- INPUT:
>> BEGIN

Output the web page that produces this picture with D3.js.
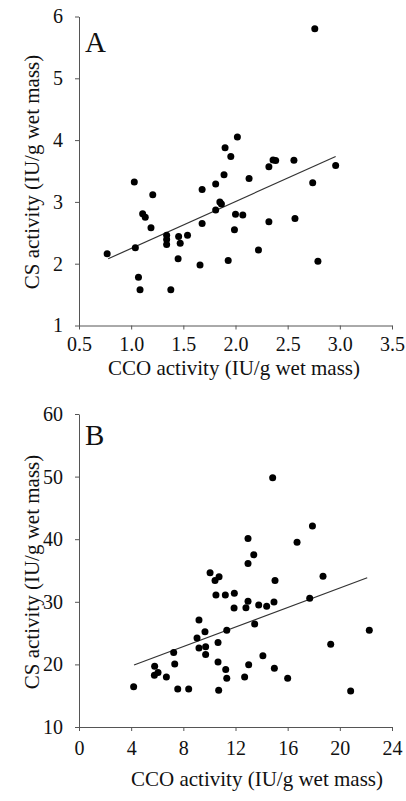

>> END
>> BEGIN

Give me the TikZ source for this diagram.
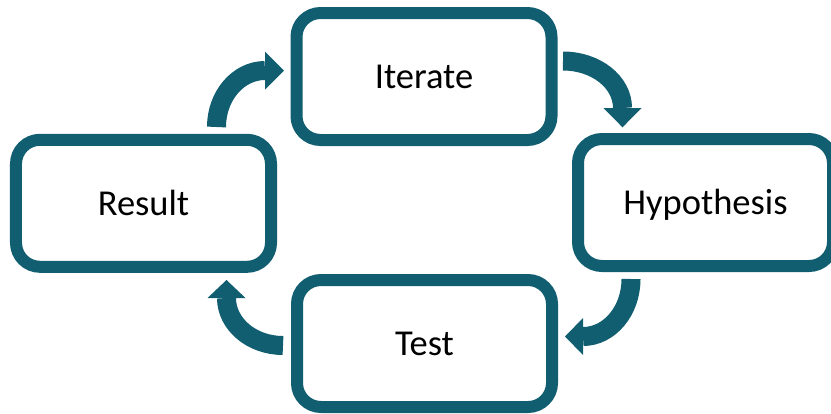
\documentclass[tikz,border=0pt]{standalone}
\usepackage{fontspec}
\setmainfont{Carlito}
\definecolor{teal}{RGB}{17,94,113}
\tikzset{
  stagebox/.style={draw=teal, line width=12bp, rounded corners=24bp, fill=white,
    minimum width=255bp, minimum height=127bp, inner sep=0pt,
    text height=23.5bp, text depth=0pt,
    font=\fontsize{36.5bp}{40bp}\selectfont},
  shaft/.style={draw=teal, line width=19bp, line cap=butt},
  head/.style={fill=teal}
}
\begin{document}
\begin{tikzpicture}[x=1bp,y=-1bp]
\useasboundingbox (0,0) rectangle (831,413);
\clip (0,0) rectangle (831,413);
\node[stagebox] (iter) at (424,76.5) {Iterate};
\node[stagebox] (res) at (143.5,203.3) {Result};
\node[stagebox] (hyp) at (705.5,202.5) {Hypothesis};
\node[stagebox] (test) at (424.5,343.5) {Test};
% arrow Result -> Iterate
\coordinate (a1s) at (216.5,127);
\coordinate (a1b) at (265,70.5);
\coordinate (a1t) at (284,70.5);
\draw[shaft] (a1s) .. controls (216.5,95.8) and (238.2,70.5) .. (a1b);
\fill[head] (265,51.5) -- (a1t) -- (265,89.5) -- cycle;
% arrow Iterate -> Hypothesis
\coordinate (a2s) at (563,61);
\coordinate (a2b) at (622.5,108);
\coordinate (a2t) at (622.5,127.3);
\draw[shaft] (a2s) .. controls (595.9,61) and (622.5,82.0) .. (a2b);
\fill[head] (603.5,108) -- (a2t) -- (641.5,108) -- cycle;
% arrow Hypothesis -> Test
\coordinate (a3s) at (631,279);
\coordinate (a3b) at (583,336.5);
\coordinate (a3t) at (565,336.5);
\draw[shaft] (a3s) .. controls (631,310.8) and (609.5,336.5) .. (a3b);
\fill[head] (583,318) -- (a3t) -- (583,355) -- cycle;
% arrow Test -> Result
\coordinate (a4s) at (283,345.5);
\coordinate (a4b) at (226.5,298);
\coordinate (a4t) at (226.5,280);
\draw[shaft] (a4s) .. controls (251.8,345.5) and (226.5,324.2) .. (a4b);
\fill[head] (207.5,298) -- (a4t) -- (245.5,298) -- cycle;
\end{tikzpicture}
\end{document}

>> END

Report the number of lines in the entries above that include the string "this". Give nothing but the number.

- ANSWER BELOW:
2